Political factionalism coupled with intense personal rivalry too often prevents majority support of one leader or party. This is the case for Netanyahu's coalition with Shas, Yisrael Betanu and other right wing elements, just as it is for Mahmoud Abbas' support within Fatah and with Hamas. More alarming is that while disconnect within each community persists, there is still a misperception between Israelis and Palestinians about each others' national aspirations, requirements and ultimate intentions. Too many Arabs and Israelis remain highly suspicious and oblivious to each others' psychological dispositions. Yet with a significant majority of Israelis and Palestinians in favor of a two-state solution with peace and normal relations, why then there is no national drive in either camp to push for a solution? The answer may be attributed to the following:
First, both sides generally have little faith in their own leadership's ability to deliver peace with security and dignity anytime soon. Israelis and Palestinians lack determined, visionary and courageous leaders. In Israel, the nature of a coalition government often prevents the Prime Minister to rise above the fray and take decisive measures toward peace without risking the collapse of the government. While Netanyahu's coalition represents a majority within the Knesset, it by no means represents the overwhelming number of Israelis who are ready for a leader who can maintain a united government and deliver peace.
The Palestinians, on the other hand, suffer from a chronic factionalism, making it impossible for a leader to make the necessary concessions without risking his position of power. Mahmoud Abbas is meant to represent the moderates, although most moderates have a hard time fully backing him because he has been unable to achieve any significant gains for them. Hamas' charter -- which calls for Israel's destruction -- is both offensive and intolerable to Israel and much of the international community, yet they are far more organized and enjoy popular grassroots support in Gaza. Without reconciling the political agenda of these two groups, Israel and the U.S. will not have a strong partner with which to negotiate. Moreover, both sides often use this internal division and lack of consensus as an excuse for inflexibility.

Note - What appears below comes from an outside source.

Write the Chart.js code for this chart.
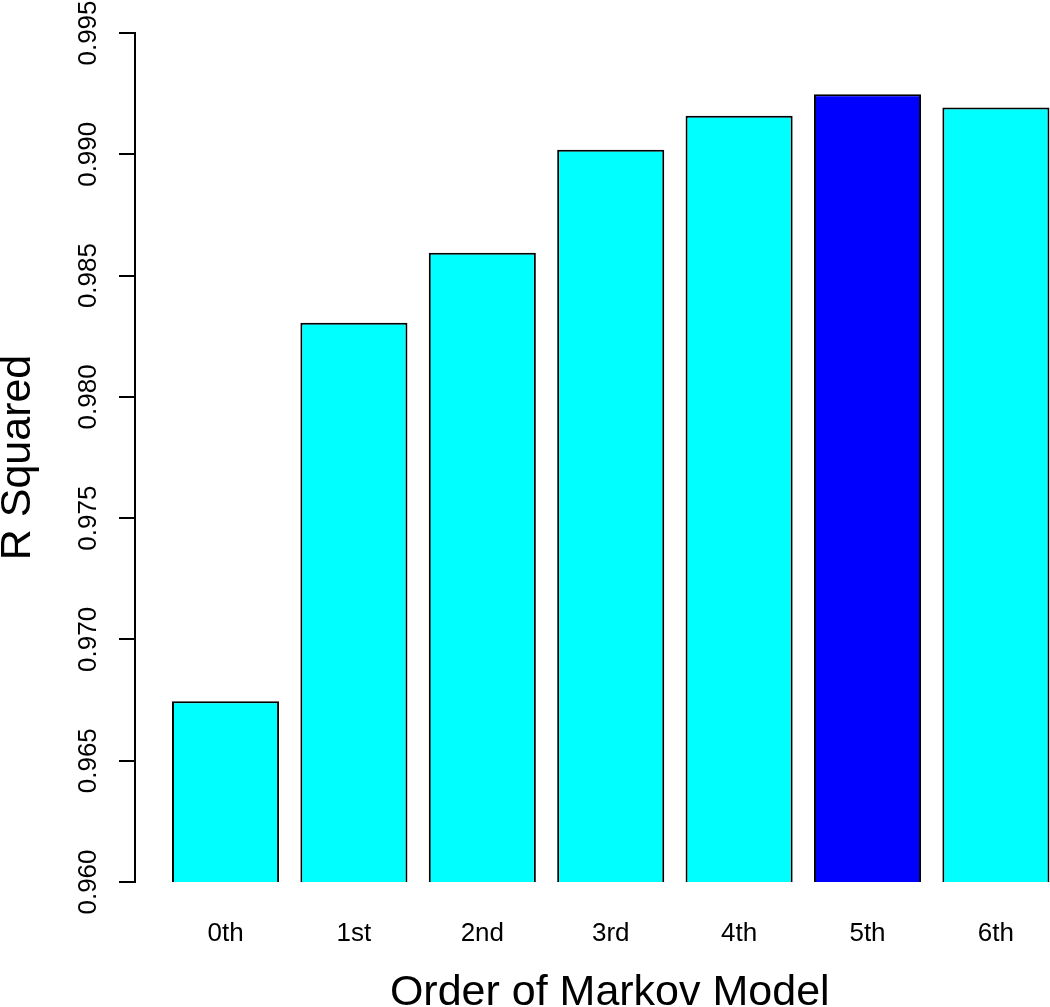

Second, many Israeli and Palestinian leaders still feel that more time may further improve their position and lead to more concessions, hence they argue against 'rushing' into any agreement. This is coupled with strong rejectionist elements in both camps. In Israel there are those who still seek "Greater Israel," especially among the settlers. On the Palestinians side there are several groups, such as Islamic Jihad and Hamas, who want all of mandated Palestine, including Israel. They believe if they cannot take it by force then they can wait and use demographics to overwhelm the Jewish majority, therefore, the idea of a one state solution has began to gain some currency among Palestinian radicals.
Third, neither the Israeli nor Palestinian government has been preparing the public over the years for the inevitability of peaceful coexistence based on a two-state solution. Whereas Israeli officials talk about the lack of a worthy Palestinian interlocutor and complain about continued violence perpetrated against Israel, the Palestinian media and public condemnations of Israel continue to incite the public against Israel, often using venomous language that makes the possibility of coexistence seem beyond repair.
Fourth, both sides are wrapped up in a tit-for-tat process where neither party wants to show its cards first. Both remain internally conflicted as to how far they can go to accommodate each other while maintaining the upper hand in negotiations. For example, on the surface it appears that the Israeli government would not compromise on the future unity of Jerusalem as "Israel's eternal capital" while the Palestinians would presumably not compromise on the issue of the right of return of the refugees. In reality however, both sides have substantially modified their positions and reached agreements in principle on both of these critical issues in previous negotiations.
Lastly, there has not been consistent pressure exerted from the outside to prompt both Israelis and Palestinians to settle their differences. Although the United States has exerted some effort over many years, it was neither consistent nor did it display the leadership needed to bring parties together to forge peace. The Clinton and the Bush administrations focused on the Israeli-Palestinian conflict largely at the eleventh hour of their presidencies. The U.S. has failed to assert itself as the most influential power, and has too often allowed excessive violence to severely undermine the peace process as happened during the second Intifada under the Bush administration's watch between years 2000 and 2006. The Arab states too have often used the Palestinian plight to cover for their domestic failures. It is only in the past few years that some Arab states have put forth a concerted effort to advance the Arab Peace Initiative that calls for a comprehensive Arab-Israeli peace. Although historical in its dimensions and implications, the Initiative remains static because neither side is ready or willing to translate it into a real peace process.
Considering this paradoxical reality, both Israelis and Palestinians have shown that they are simply incapable of resolving this conflict on their own. This is why the Obama administration must pursue an aggressive political agenda with unwavering commitment to produce concessions from all sides to provide the basis for an agreement. The United States cannot equivocate with the Israelis, the Palestinians or the Arab states as to what is required to forge a lasting peace. But for peace to occur, the Obama administration must secure a number of prerequisites to avoid the pitfalls of previous administrations and capitalize on the changing political environment in the Middle East especially among the Arab states that favor peace with Israel.